Likely drawing on various myths surrounding St. Valentine’s practice as a clandestine match-maker and marriage official, various customs started to emerge in western Europe. On the eve of the Feast, young single people would gather to write the respective names of their single acquaintances on small papers, which would then go into a large pot, from where they would be drawn lottery style subject to two conditions: the number of men and women would be equal and only opposite-sex pairings would be permitted. The names drawn would then become each other’s valentine.

One important figure in the popular rise of St. Valentine was Geoffrey Chaucer, the English Medieval poet and author, who helped to popularize the notion of courtly love and chivalry, itself an attempt to link the Middle Ages with Christian antiquity.

St. Valentine’s Day today appears as far removed from Chaucer, as Chaucer appeared from St. Valentine himself, and the commercialism surrounding St. Valentine’s Day appears stripped off its Christian antecedents. This complaint, it should be said, is not new. In 1880, the Library of Universal Knowledge describes St. Valentine’s Day as a “considerable nuisance” that “has ceased to possess the graceful symbolic meaning it used to have” in complaining about the excessive presence of romance-themed stationery.
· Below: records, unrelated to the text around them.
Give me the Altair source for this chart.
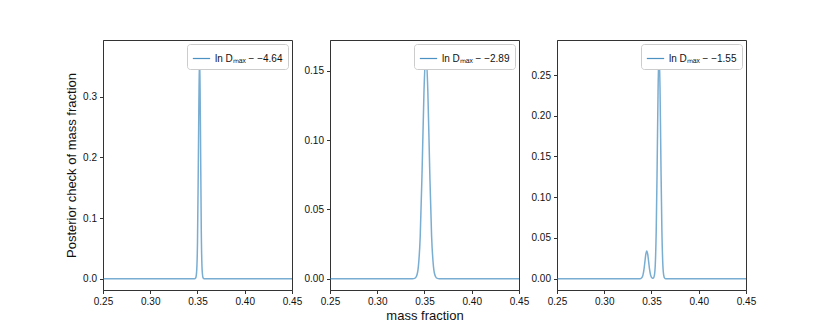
import altair as alt
import pandas as pd

# ---- data ----
x1 = [0.25, 0.347, 0.348, 0.349, 0.350, 0.351, 0.3522, 0.353, 0.354, 0.355, 0.356, 0.357, 0.45]
y1 = [0.0, 0.0, 0.001, 0.010, 0.060, 0.210, 0.375, 0.270, 0.080, 0.012, 0.001, 0.0, 0.0]

x2 = [0.25, 0.3375, 0.3395, 0.3415, 0.3435, 0.3455, 0.3475, 0.3495, 0.3515,
      0.3535, 0.3555, 0.3575, 0.3595, 0.3615, 0.3635, 0.3655, 0.45]
y2 = [0.0, 0.0, 0.0002, 0.0017, 0.0087, 0.031, 0.079, 0.136, 0.164,
      0.136, 0.079, 0.031, 0.0087, 0.0017, 0.0002, 0.0, 0.0]

x3 = [0.25, 0.338, 0.339, 0.340, 0.341, 0.342, 0.343, 0.344, 0.345, 0.346, 0.347,
      0.348, 0.349, 0.350, 0.351, 0.352, 0.353, 0.354, 0.355, 0.356, 0.357, 0.358,
      0.359, 0.360, 0.361, 0.362, 0.363, 0.364, 0.365, 0.45]
y3 = [0.0, 0.0, 0.0004, 0.0015, 0.0046, 0.011, 0.0206, 0.030, 0.034, 0.030, 0.0206,
      0.011, 0.0046, 0.0015, 0.0006, 0.0008, 0.0037, 0.017, 0.059, 0.140, 0.235, 0.279,
      0.235, 0.140, 0.059, 0.017, 0.0037, 0.0005, 0.0, 0.0]

labels = ["ln Dₘₐₓ − −4.64", "ln Dₘₐₓ − −2.89", "ln Dₘₐₓ − −1.55"]
y_domains = [[-0.01875, 0.39375], [-0.0082, 0.1722], [-0.01395, 0.2930]]
y_ticks = [[0.0, 0.1, 0.2, 0.3], [0.0, 0.05, 0.10, 0.15], [0.0, 0.05, 0.10, 0.15, 0.20, 0.25]]
y_formats = [".1f", ".2f", ".2f"]
x_ticks = [0.25, 0.30, 0.35, 0.40, 0.45]

FONT = "Liberation Sans"
BLUE = "#1f77b4"


def panel(xs, ys, label, ydom, yt, yf, ytitle, xtitle):
    df = pd.DataFrame({"x": xs, "y": ys, "series": label})
    yaxis = alt.Axis(values=yt, format=yf, grid=False, tickSize=3.5, labelPadding=3,
                     labelFlush=False, titleFontSize=13, titleFontWeight="normal",
                     titlePadding=4)
    xaxis = alt.Axis(values=x_ticks, format=".2f", grid=False, tickSize=3.5, labelPadding=3,
                     labelFlush=False, titleFontSize=13, titleFontWeight="normal",
                     titlePadding=3)
    return alt.Chart(df).mark_line(strokeWidth=1.5, opacity=0.6, interpolate="monotone").encode(
        x=alt.X("x:Q", scale=alt.Scale(domain=[0.25, 0.45], nice=False, zero=False),
                axis=xaxis, title=xtitle),
        y=alt.Y("y:Q", scale=alt.Scale(domain=ydom, nice=False, zero=False),
                axis=yaxis, title=ytitle),
        color=alt.Color("series:N", scale=alt.Scale(range=[BLUE]),
                        legend=alt.Legend(title=None, orient="top-right", offset=4,
                                          padding=5, fillColor="white", strokeColor="#cccccc",
                                          cornerRadius=3, symbolType="stroke", symbolSize=300,
                                          symbolStrokeWidth=1.2, symbolStrokeColor=BLUE,
                                          symbolOpacity=0.8,
                                          labelFontSize=10, labelFont=FONT, labelColor="#111")),
    ).properties(width=189, height=250)


p1 = panel(x1, y1, labels[0], y_domains[0], y_ticks[0], y_formats[0],
           "Posterior check of mass fraction", None)
p2 = panel(x2, y2, labels[1], y_domains[1], y_ticks[1], y_formats[1], None, "mass fraction")
p3 = panel(x3, y3, labels[2], y_domains[2], y_ticks[2], y_formats[2], None, None)

chart = alt.hconcat(p1, p2, p3, spacing=38, bounds="flush").resolve_scale(
    color="independent", y="independent").resolve_legend(color="independent").properties(
    padding={"left": 57, "top": 31, "right": 5, "bottom": 5}
).configure_view(stroke="#333333", strokeWidth=1).configure_axis(
    labelFont=FONT, titleFont=FONT, labelFontSize=10, labelColor="#111", titleColor="#111",
    domainColor="#333333", tickColor="#333333"
)

chart.save("out.html", embed_options={"renderer": "svg", "actions": False})
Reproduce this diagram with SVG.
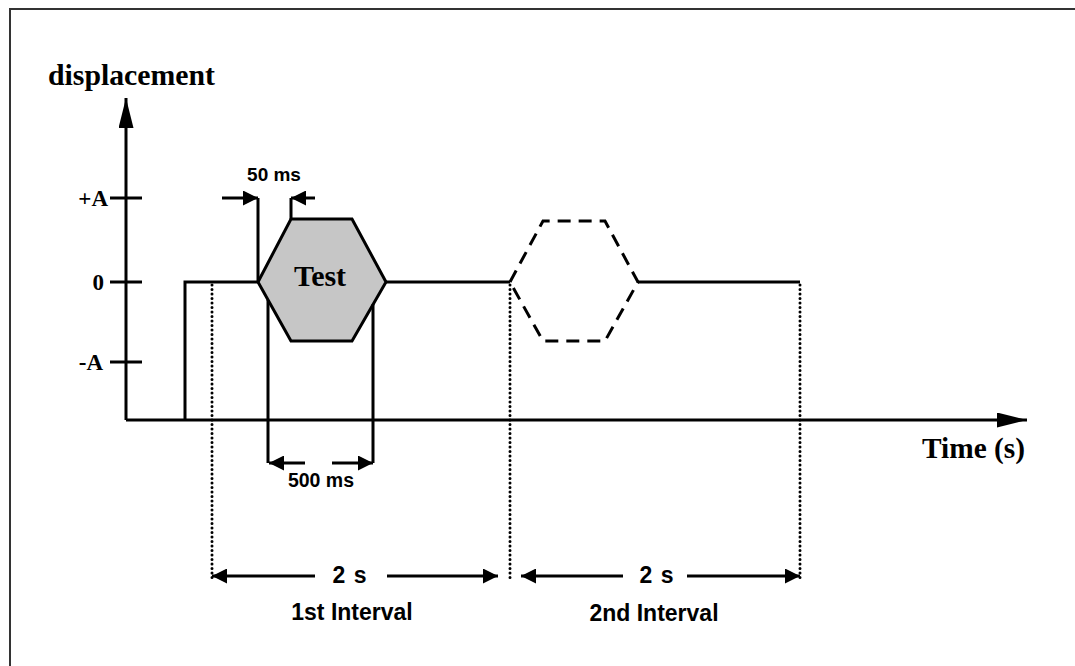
<svg xmlns="http://www.w3.org/2000/svg" width="1075" height="666" viewBox="0 0 1075 666">
<style>
.ln{stroke:#000;stroke-width:3;fill:none}
.dot{stroke:#000;stroke-width:3;fill:none;stroke-dasharray:0 4.5;stroke-linecap:round}
.dash{stroke:#000;stroke-width:3;fill:none;stroke-dasharray:13 8}
.serif{font-family:"Liberation Serif","Times New Roman",serif;font-weight:bold;fill:#000}
.sans{font-family:"Liberation Sans",Arial,sans-serif;font-weight:bold;fill:#000}
</style>
<defs>
<marker id="ah" viewBox="0 0 10 10" refX="10" refY="5" markerWidth="5" markerHeight="5" orient="auto" markerUnits="strokeWidth">
<path d="M0,0 L10,5 L0,10 Z" fill="#000"/>
</marker>
<marker id="axh" viewBox="0 0 20 10" refX="20" refY="5" markerWidth="10" markerHeight="5" orient="auto" markerUnits="strokeWidth">
<path d="M0,0 L20,5 L0,10 Z" fill="#000"/>
</marker>
</defs>
<rect width="1075" height="666" fill="#fff"/>
<path d="M10,666 V9 H1075" stroke="#333" stroke-width="2" fill="none"/>
<g id="axes">
<path class="ln" d="M126,420 V98" marker-end="url(#axh)"/>
<path class="ln" d="M126,420 H1027" marker-end="url(#axh)"/>
<path class="ln" d="M110,198 H142 M110,282 H142 M110,362 H142"/>
<text class="serif" x="48" y="85" font-size="29" textLength="167" lengthAdjust="spacingAndGlyphs">displacement</text>
<text class="serif" x="922" y="458" font-size="29" textLength="103" lengthAdjust="spacingAndGlyphs">Time (s)</text>
<text class="serif" x="108" y="206" font-size="23" text-anchor="end">+A</text>
<text class="serif" x="104" y="290" font-size="23" text-anchor="end">0</text>
<text class="serif" x="103" y="370" font-size="23" text-anchor="end">-A</text>
</g>
<g id="signal">
<path class="ln" d="M185,420 V282 H258 M386,282 H510 M638,282 H800"/>
</g>
<g id="test">
<polygon points="258,282 291,219 352,219 386,282 352,341 291,341" fill="#c6c6c6" stroke="#000" stroke-width="3"/>
<text class="serif" x="320" y="286" font-size="30" text-anchor="middle">Test</text>
</g>
<g id="second-test">
<polygon class="dash" points="510,282 543,221 605,221 638,282 605,341 543,341"/>
</g>
<g id="connectors">
<path class="ln" d="M258,282 V198 M291,219 V198 M268,300 V463 M373,304 V463"/>
<path class="ln" d="M222,198 H258" marker-end="url(#ah)"/>
<path class="ln" d="M315,198 H291" marker-end="url(#ah)"/>
<path class="ln" d="M305,463 H269" marker-end="url(#ah)"/>
<path class="ln" d="M332,463 H373" marker-end="url(#ah)"/>
<path class="dot" d="M212,285 V578 M510,285 V578 M800,285 V578"/>
<path class="ln" d="M315,576 H212" marker-end="url(#ah)"/>
<path class="ln" d="M387,576 H498" marker-end="url(#ah)"/>
<path class="ln" d="M623,576 H521" marker-end="url(#ah)"/>
<path class="ln" d="M687,576 H800" marker-end="url(#ah)"/>
</g>
<g id="labels">
<text class="sans" x="274" y="181" font-size="19" text-anchor="middle">50 ms</text>
<text class="sans" x="321" y="487" font-size="19.5" text-anchor="middle">500 ms</text>
<text class="sans" x="350" y="583" font-size="23" text-anchor="middle" letter-spacing="1">2 s</text>
<text class="sans" x="657" y="583" font-size="23" text-anchor="middle" letter-spacing="1">2 s</text>
<text class="sans" x="352" y="620" font-size="23" text-anchor="middle">1st Interval</text>
<text class="sans" x="654" y="621" font-size="23" text-anchor="middle">2nd Interval</text>
</g>
</svg>
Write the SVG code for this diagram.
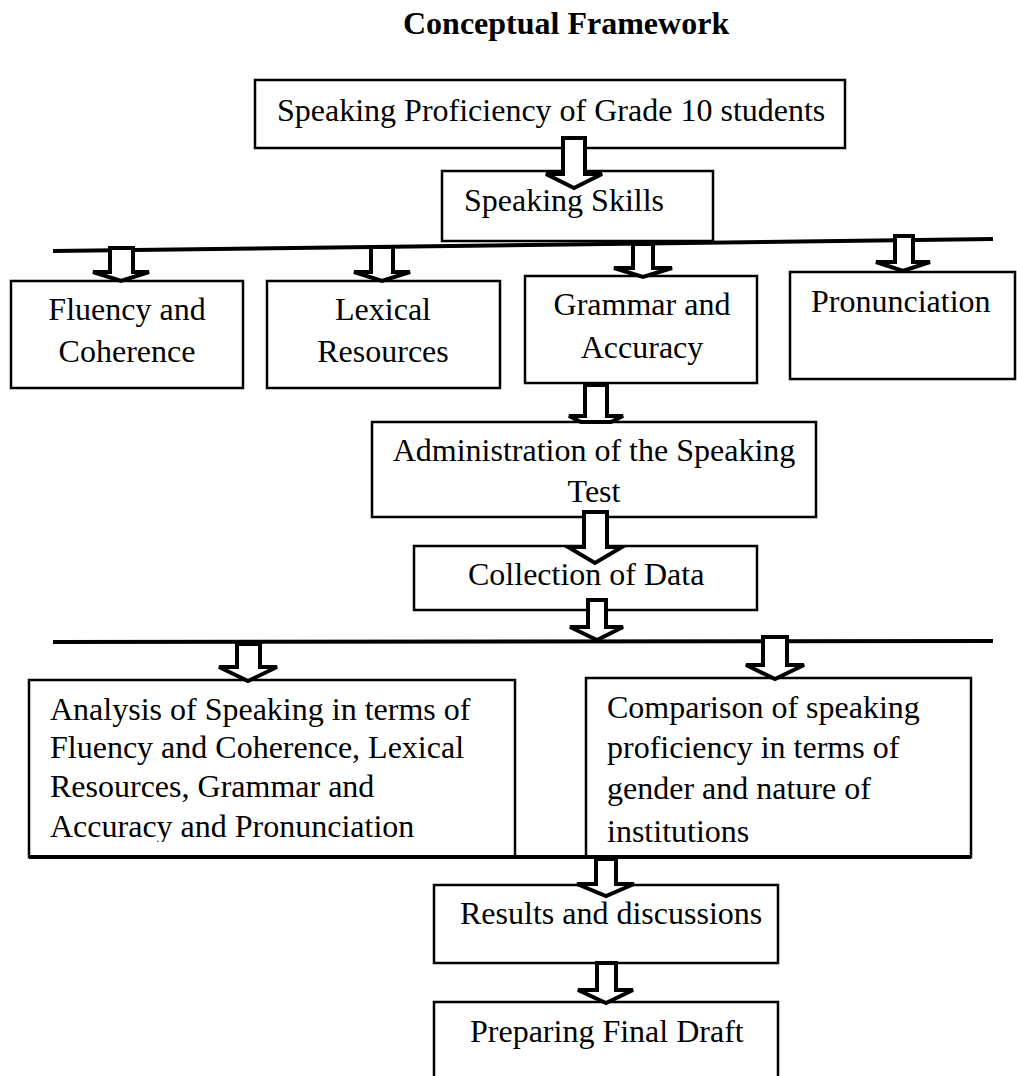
<svg xmlns="http://www.w3.org/2000/svg" width="1017" height="1076" viewBox="0 0 1017 1076">
<style>
  text { font-family: "Liberation Serif", "Times New Roman", serif; font-size: 32px; fill: #000; }
  .title { font-weight: bold; font-size: 32px; }
  .box { fill: #fff; stroke: #000; stroke-width: 2.5; }
  .open { fill: none; stroke: #000; stroke-width: 2.5; }
  .bar { stroke: #000; stroke-width: 4; fill: none; }
  .arrow { fill: #fff; stroke: #000; stroke-width: 4; stroke-linejoin: miter; }
  .mid { text-anchor: middle; }
</style>
<defs>
  <clipPath id="clipAnalysis"><rect x="29" y="680" width="486" height="162"/></clipPath>
</defs>
<rect width="1017" height="1076" fill="#fff"/>
<text class="title" x="403" y="34">Conceptual Framework</text>

<g id="n-top">
  <rect class="box" x="255" y="80" width="590" height="68"/>
  <text x="277" y="121">Speaking Proficiency of Grade 10 students</text>
</g>
<g id="n-skills">
  <rect class="box" x="442" y="171" width="271" height="70"/>
  <text x="464" y="211">Speaking Skills</text>
</g>
<g id="n-fluency">
  <rect class="box" x="11" y="281" width="232" height="107"/>
  <text class="mid" x="127" y="320">Fluency and</text>
  <text class="mid" x="127" y="362">Coherence</text>
</g>
<g id="n-lexical">
  <rect class="box" x="267" y="281" width="233" height="107"/>
  <text class="mid" x="383" y="320">Lexical</text>
  <text class="mid" x="383" y="362">Resources</text>
</g>
<g id="n-grammar">
  <rect class="box" x="525" y="276" width="232" height="107"/>
  <text class="mid" x="642" y="315">Grammar and</text>
  <text class="mid" x="642" y="358">Accuracy</text>
</g>
<g id="n-pron">
  <rect class="box" x="790" y="272" width="225" height="107"/>
  <text x="811" y="312">Pronunciation</text>
</g>
<g id="n-admin">
  <rect class="box" x="372" y="422" width="444" height="95"/>
  <text class="mid" x="594" y="461">Administration of the Speaking</text>
  <text class="mid" x="594" y="502">Test</text>
</g>
<g id="n-collect">
  <rect class="box" x="414" y="546" width="343" height="64"/>
  <text x="468" y="585">Collection of Data</text>
</g>
<g id="n-analysis">
  <rect class="box" x="29" y="680" width="486" height="177"/>
  <g clip-path="url(#clipAnalysis)">
    <text x="50" y="720">Analysis of Speaking in terms of</text>
    <text x="50" y="758">Fluency and Coherence, Lexical</text>
    <text x="50" y="797">Resources, Grammar and</text>
    <text x="50" y="837">Accuracy and Pronunciation</text>
  </g>
</g>
<g id="n-compare">
  <rect class="box" x="586" y="678" width="385" height="179"/>
  <text x="607" y="718">Comparison of speaking</text>
  <text x="607" y="758">proficiency in terms of</text>
  <text x="607" y="799">gender and nature of</text>
  <text x="607" y="842">institutions</text>
</g>
<g id="n-results">
  <rect class="box" x="434" y="885" width="344" height="78"/>
  <text x="460" y="924">Results and discussions</text>
</g>
<g id="n-draft">
  <path class="open" d="M434,1078 V1002 H778 V1078"/>
  <text x="470" y="1042">Preparing Final Draft</text>
</g>

<g id="connectors">
  <line class="bar" x1="53" y1="251" x2="993" y2="239"/>
  <line class="bar" x1="53" y1="642" x2="993" y2="641"/>
  <line class="bar" x1="29" y1="857" x2="971" y2="857"/>
  <polygon class="arrow" points="563,138 585,138 585,174 602,174 574,188 546,174 563,174"/>
  <polygon class="arrow" points="110,248 133,248 133,272 149,272 121,281 93,272 110,272"/>
  <polygon class="arrow" points="371,247 393,247 393,272 410,272 382,281 354,272 371,272"/>
  <polygon class="arrow" points="633,244 653,244 653,268 672,268 643,277 614,268 633,268"/>
  <polygon class="arrow" points="895,236 913,236 913,262 930,262 903,271 876,262 895,262"/>
  <polygon class="arrow" points="585,385 607,385 607,416 623,416 611,422 581,422 569,416 585,416"/>
  <polygon class="arrow" points="584,512 607,512 607,547 622,547 595,563 568,547 584,547"/>
  <polygon class="arrow" points="588,600 606,600 606,627 623,627 597,640 570,627 588,627"/>
  <polygon class="arrow" points="237,644 260,644 260,667 277,667 248,681 219,667 237,667"/>
  <polygon class="arrow" points="763,637 787,637 787,665 804,665 775,679 746,665 763,665"/>
  <polygon class="arrow" points="596,859 616,859 616,884 634,884 606,896 577,884 596,884"/>
  <polygon class="arrow" points="597,963 616,963 616,990 633,990 606,1003 578,990 597,990"/>
</g>
</svg>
This said, scholars have questioned Christianity’s original appropriation of Feb. 14 as a day of romance, linking the day to Roman traditions pre-dating Christianity, with others linking it to then-prevailing naturalistic religions in western Europe. As the Library of Universal Knowledge put it, northwestern Europeans started to associate this time of the year with romance, because it was around this time that birds started to choose their mates. Hence, it would only be natural for humans to do the same.

It is also important to point out that St. Valentine is the patron saint of people with epilepsy.